→ **Job**:
Gather the lines below that include the string "matplotlib", copying each in full.

-- Material for this task start --

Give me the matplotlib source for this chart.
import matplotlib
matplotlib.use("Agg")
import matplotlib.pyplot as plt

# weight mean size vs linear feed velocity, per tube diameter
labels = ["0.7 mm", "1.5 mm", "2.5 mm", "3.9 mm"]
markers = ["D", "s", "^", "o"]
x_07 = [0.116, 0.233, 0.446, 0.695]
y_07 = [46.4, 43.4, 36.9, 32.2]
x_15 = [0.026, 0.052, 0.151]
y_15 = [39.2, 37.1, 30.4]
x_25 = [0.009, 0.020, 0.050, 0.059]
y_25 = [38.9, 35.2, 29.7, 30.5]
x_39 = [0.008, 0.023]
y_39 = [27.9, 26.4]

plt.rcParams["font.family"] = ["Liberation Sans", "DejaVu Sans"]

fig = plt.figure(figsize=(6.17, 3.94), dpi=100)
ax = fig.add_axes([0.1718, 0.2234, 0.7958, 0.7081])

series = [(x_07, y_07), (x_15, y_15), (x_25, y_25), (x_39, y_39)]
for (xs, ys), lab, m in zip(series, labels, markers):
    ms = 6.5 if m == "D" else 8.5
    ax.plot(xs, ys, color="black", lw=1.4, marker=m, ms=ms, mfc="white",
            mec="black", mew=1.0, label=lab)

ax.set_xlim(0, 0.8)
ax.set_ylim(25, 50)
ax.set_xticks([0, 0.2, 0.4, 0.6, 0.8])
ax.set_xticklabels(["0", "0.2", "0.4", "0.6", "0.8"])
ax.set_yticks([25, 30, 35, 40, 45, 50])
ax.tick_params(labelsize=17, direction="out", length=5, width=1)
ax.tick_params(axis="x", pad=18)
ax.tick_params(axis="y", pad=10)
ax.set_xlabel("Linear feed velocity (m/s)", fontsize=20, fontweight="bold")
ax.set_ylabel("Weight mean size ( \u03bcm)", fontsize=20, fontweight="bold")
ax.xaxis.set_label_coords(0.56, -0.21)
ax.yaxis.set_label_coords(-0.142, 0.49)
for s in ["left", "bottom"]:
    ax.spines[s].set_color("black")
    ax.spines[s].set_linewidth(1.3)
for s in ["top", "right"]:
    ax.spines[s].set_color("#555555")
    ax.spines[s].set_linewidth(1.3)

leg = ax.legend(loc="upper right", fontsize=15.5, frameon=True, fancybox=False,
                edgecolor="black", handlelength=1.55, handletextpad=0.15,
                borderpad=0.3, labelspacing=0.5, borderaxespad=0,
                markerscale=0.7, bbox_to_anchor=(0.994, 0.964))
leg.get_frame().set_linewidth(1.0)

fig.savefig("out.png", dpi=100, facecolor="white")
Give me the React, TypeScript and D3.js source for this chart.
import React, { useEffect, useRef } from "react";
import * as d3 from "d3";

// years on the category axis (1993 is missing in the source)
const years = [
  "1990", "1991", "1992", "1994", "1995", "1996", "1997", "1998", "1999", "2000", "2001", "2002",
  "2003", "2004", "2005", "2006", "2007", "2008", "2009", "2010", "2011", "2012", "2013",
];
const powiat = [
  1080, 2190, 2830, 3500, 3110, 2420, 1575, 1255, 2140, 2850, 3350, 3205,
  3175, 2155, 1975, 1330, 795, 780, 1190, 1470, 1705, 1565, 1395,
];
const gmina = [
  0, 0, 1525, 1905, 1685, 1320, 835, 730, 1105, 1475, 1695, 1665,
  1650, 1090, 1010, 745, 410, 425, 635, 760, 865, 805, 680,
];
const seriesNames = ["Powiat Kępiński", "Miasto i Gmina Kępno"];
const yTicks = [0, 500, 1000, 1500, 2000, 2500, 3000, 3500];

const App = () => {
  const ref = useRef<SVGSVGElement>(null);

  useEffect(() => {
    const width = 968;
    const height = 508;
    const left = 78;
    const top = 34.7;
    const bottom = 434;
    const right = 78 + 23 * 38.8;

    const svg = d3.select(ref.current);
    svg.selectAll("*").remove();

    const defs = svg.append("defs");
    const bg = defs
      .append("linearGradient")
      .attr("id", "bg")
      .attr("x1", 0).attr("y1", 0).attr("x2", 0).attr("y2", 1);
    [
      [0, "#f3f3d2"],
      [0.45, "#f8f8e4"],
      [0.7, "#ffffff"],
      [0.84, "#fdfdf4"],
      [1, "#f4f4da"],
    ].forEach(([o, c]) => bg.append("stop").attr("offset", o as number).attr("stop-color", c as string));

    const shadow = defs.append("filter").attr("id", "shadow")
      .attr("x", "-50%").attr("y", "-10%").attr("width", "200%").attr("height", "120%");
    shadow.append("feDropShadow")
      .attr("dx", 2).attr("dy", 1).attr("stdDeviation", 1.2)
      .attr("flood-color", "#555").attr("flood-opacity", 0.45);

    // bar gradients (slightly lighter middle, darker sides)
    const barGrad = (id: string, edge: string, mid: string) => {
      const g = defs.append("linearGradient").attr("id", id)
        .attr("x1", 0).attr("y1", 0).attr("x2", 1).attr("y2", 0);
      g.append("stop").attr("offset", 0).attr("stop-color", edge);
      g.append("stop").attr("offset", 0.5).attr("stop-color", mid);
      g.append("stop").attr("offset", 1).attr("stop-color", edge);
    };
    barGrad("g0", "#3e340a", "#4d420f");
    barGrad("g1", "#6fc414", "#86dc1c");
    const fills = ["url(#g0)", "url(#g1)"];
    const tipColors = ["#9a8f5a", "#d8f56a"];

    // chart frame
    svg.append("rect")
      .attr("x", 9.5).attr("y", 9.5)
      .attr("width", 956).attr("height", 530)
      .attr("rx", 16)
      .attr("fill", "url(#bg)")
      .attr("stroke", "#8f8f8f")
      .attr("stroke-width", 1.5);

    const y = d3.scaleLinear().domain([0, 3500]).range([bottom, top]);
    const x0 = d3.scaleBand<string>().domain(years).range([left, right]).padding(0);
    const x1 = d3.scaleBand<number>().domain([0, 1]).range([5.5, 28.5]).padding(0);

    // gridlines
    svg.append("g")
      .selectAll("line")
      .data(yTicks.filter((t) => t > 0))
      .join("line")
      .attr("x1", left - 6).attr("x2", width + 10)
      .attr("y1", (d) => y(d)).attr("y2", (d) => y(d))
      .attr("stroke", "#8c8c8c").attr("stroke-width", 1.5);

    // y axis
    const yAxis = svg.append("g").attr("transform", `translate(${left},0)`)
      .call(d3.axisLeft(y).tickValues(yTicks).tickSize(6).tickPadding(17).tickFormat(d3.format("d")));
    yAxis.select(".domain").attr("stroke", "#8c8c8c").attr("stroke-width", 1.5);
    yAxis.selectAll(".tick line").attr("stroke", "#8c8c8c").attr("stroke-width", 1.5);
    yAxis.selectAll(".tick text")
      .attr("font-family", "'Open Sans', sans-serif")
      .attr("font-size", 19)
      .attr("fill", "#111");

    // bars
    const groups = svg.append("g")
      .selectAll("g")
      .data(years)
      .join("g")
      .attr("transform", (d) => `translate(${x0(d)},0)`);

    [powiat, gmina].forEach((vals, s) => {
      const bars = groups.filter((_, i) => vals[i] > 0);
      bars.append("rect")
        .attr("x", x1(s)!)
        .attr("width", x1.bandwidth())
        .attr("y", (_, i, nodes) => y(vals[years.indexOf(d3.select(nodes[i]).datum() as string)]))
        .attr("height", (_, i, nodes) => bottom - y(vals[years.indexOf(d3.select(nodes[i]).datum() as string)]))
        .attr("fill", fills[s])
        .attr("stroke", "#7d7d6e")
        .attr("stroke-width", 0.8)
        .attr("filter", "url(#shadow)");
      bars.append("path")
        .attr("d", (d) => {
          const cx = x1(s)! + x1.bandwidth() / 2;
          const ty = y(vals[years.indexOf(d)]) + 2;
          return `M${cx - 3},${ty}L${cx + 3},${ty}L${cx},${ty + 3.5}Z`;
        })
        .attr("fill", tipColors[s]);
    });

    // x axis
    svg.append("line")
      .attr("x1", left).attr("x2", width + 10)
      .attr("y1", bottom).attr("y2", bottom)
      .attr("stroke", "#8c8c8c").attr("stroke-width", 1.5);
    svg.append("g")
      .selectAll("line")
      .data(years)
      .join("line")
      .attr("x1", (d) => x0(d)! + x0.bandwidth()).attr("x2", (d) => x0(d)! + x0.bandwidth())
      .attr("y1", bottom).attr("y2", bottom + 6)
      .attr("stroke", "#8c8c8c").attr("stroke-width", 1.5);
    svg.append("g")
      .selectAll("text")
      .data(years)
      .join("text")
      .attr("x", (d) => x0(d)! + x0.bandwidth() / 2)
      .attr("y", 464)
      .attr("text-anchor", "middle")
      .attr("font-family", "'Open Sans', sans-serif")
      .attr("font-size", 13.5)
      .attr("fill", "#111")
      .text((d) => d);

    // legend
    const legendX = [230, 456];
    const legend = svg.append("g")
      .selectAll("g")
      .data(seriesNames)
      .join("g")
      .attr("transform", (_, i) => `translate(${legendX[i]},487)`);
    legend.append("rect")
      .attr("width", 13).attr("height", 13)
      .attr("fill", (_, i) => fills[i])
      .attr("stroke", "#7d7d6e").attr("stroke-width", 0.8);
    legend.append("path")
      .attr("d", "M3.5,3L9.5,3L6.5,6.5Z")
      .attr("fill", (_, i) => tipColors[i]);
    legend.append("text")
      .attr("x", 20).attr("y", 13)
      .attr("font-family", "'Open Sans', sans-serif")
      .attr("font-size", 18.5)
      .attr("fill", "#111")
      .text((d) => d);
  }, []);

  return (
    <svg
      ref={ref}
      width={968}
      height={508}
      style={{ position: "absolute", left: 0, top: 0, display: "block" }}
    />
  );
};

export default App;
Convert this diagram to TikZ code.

-- Material for this task end --

→ **Output**:
Give me the matplotlib source for this chart.
import matplotlib
matplotlib.use("Agg")
import matplotlib.pyplot as plt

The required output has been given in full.